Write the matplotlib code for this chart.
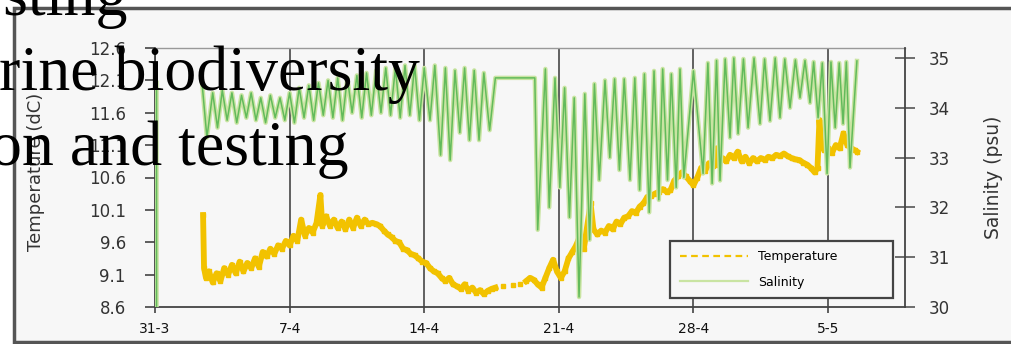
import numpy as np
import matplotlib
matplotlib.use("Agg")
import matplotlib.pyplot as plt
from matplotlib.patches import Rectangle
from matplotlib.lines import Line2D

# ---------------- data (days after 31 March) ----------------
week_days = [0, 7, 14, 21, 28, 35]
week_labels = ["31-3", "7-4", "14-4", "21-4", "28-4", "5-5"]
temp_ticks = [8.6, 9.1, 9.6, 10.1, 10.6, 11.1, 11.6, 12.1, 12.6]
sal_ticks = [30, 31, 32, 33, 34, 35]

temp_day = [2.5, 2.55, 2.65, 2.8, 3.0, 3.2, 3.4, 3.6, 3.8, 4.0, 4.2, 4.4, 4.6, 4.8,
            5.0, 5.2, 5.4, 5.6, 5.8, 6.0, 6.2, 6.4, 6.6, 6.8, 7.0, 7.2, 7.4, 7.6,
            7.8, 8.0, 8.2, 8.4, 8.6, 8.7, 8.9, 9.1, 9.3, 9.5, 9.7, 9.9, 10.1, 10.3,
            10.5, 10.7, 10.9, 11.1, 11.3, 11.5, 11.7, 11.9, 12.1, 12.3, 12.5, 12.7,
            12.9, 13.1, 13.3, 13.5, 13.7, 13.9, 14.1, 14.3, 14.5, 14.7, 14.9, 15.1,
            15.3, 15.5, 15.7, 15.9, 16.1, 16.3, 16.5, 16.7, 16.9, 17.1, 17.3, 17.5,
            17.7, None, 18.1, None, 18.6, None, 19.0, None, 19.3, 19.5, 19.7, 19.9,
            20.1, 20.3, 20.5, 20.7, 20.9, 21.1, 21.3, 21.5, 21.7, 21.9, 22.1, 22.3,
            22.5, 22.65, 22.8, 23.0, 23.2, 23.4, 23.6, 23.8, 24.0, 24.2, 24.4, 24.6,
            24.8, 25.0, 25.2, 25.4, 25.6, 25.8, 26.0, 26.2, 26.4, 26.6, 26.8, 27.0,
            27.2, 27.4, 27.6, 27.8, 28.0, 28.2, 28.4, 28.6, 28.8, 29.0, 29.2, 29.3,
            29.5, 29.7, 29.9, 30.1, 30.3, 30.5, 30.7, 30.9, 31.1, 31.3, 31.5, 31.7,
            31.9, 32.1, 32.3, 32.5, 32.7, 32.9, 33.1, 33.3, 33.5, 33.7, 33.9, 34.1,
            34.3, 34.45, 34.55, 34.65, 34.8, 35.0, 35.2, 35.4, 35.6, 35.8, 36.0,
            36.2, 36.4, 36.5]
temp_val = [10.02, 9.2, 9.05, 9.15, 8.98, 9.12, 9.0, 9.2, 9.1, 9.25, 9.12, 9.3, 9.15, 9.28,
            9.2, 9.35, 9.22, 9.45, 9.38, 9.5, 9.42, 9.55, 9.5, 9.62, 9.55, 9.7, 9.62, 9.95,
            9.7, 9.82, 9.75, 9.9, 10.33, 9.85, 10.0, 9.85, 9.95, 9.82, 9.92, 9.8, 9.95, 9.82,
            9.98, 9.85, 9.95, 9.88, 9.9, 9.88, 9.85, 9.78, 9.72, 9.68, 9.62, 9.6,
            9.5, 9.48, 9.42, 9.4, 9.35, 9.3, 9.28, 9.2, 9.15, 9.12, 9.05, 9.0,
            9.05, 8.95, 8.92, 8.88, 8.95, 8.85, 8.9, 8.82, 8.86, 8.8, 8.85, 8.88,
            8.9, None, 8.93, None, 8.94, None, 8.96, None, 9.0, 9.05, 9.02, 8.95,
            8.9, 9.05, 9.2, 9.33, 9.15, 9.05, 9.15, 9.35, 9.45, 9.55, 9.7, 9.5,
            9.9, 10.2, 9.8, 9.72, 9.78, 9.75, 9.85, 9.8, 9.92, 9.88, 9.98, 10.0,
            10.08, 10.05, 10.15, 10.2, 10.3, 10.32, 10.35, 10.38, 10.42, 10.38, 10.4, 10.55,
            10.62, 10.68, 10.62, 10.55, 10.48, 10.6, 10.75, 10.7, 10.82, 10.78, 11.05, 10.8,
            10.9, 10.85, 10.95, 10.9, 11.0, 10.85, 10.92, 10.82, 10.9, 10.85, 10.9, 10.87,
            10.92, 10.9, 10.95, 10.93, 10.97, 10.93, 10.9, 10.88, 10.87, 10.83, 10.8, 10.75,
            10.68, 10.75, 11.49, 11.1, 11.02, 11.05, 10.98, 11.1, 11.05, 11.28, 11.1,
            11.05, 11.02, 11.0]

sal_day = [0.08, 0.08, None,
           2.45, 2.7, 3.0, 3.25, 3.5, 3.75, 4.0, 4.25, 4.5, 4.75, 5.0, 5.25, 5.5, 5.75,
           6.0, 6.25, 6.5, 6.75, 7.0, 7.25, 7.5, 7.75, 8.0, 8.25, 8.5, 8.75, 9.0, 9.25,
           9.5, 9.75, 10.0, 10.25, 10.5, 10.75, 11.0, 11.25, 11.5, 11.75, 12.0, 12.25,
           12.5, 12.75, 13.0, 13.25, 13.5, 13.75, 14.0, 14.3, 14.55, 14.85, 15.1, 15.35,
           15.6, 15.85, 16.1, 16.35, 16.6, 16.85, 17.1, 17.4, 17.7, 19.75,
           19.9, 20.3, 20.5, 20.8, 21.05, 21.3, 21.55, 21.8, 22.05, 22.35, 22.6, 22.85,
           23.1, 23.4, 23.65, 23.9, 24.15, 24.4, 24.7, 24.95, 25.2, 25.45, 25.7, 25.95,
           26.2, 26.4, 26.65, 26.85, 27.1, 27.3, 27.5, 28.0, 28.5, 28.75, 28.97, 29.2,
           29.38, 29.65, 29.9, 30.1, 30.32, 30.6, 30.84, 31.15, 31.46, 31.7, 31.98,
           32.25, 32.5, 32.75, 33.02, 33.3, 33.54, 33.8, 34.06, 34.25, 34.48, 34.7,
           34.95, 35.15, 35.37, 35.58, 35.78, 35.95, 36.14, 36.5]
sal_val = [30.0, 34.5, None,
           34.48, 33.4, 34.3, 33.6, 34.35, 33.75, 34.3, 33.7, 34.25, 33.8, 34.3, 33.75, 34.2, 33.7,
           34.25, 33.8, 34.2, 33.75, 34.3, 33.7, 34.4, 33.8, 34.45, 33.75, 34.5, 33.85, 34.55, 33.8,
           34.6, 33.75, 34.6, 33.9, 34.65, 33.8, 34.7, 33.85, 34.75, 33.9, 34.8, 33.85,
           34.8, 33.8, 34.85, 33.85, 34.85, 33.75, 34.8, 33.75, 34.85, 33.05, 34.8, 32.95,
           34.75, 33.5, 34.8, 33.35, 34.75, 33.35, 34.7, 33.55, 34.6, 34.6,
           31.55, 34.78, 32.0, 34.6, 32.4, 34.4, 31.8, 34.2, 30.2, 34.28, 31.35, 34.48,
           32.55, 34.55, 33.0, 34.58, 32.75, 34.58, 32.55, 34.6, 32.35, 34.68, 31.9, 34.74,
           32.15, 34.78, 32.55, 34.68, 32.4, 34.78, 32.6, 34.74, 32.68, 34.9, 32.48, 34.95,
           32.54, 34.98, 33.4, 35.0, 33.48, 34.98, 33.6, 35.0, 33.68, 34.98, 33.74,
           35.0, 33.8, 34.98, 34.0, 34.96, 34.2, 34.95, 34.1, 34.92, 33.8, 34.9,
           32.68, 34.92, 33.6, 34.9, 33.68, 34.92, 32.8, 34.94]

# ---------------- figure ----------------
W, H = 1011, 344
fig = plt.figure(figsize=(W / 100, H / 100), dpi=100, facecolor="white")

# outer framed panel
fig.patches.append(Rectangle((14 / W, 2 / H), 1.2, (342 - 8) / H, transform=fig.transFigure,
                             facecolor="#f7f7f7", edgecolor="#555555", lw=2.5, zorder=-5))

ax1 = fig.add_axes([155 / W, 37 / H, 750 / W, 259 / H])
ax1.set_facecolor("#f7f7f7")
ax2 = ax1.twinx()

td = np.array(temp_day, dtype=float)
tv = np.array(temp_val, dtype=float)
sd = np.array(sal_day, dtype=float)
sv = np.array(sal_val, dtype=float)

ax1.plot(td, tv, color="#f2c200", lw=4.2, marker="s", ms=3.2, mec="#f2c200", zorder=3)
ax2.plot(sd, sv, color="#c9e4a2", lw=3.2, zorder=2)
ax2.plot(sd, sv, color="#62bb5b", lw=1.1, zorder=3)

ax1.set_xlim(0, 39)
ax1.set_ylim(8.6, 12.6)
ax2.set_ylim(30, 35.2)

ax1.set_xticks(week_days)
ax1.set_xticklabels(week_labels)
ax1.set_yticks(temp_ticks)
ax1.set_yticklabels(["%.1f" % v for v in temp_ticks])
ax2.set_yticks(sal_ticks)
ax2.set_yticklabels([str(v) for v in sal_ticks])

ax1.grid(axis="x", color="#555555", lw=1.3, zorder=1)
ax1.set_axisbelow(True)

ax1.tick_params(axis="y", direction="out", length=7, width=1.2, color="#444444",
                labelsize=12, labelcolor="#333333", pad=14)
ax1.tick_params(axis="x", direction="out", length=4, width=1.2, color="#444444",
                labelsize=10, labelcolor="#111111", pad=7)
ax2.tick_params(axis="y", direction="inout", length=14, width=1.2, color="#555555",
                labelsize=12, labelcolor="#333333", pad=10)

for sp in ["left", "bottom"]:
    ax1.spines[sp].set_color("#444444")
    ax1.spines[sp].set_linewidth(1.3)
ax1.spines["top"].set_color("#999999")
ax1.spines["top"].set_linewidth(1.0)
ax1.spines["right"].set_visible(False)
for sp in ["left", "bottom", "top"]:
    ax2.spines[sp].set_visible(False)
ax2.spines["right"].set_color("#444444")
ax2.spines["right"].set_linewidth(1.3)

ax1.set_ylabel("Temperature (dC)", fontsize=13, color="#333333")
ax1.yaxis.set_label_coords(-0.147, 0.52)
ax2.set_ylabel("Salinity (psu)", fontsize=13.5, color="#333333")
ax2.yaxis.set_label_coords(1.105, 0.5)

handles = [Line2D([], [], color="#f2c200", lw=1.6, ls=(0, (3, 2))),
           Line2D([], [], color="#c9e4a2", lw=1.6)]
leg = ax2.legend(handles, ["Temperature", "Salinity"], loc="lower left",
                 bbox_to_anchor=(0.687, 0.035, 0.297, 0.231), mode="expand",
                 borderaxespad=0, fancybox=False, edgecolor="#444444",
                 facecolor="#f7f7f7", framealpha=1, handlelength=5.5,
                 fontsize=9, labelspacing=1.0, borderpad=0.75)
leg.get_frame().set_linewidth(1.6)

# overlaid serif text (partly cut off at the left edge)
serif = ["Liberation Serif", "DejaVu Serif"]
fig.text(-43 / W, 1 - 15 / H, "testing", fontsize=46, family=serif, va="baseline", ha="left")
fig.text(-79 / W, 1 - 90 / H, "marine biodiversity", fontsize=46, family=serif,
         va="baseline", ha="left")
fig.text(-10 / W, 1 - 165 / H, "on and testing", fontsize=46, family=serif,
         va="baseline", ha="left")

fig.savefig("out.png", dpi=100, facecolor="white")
* * *
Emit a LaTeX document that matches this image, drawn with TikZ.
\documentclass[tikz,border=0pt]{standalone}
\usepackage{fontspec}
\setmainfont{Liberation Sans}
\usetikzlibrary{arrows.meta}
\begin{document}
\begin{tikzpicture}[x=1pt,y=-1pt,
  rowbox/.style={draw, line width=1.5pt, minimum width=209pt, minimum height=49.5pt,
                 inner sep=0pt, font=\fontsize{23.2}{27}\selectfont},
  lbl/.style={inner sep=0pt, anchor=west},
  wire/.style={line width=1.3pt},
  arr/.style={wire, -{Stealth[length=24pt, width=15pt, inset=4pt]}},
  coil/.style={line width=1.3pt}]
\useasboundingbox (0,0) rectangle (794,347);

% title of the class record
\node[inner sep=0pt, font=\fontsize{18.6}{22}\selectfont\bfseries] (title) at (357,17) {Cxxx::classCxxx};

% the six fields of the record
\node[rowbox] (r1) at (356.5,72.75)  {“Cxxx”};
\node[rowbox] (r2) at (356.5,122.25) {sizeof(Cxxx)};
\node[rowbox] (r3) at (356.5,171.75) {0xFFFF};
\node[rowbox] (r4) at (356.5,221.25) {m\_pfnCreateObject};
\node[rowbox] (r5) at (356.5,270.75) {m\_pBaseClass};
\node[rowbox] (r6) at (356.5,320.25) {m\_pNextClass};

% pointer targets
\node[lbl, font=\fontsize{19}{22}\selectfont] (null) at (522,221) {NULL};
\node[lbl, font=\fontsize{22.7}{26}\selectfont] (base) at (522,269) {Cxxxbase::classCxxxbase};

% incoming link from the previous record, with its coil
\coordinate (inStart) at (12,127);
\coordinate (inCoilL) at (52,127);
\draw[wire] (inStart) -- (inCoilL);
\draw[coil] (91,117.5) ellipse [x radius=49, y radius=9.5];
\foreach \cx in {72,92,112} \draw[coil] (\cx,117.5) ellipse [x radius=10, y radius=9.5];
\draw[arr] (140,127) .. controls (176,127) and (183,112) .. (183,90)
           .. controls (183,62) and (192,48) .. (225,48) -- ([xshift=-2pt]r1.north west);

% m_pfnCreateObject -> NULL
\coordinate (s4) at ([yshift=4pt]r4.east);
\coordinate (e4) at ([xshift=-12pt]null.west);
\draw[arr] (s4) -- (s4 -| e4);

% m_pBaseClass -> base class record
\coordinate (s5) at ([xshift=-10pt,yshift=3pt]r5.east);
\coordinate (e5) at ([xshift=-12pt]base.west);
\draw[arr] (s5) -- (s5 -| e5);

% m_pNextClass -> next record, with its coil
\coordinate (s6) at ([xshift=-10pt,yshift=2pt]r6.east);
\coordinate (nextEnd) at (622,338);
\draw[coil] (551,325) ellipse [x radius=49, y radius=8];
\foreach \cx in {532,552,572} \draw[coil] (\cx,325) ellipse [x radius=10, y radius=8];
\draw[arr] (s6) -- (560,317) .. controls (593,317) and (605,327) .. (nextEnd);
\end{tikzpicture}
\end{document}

Required work
In the listing above, find the line with "Write the matplotlib code for this chart." and the line with "sal_ticks = [30, 31, 32, 33, 34, 35]". Copy both of them and every line between, exactly, but not the pictures.

Response to the task
Write the matplotlib code for this chart.
import numpy as np
import matplotlib
matplotlib.use("Agg")
import matplotlib.pyplot as plt
from matplotlib.patches import Rectangle
from matplotlib.lines import Line2D

# ---------------- data (days after 31 March) ----------------
week_days = [0, 7, 14, 21, 28, 35]
week_labels = ["31-3", "7-4", "14-4", "21-4", "28-4", "5-5"]
temp_ticks = [8.6, 9.1, 9.6, 10.1, 10.6, 11.1, 11.6, 12.1, 12.6]
sal_ticks = [30, 31, 32, 33, 34, 35]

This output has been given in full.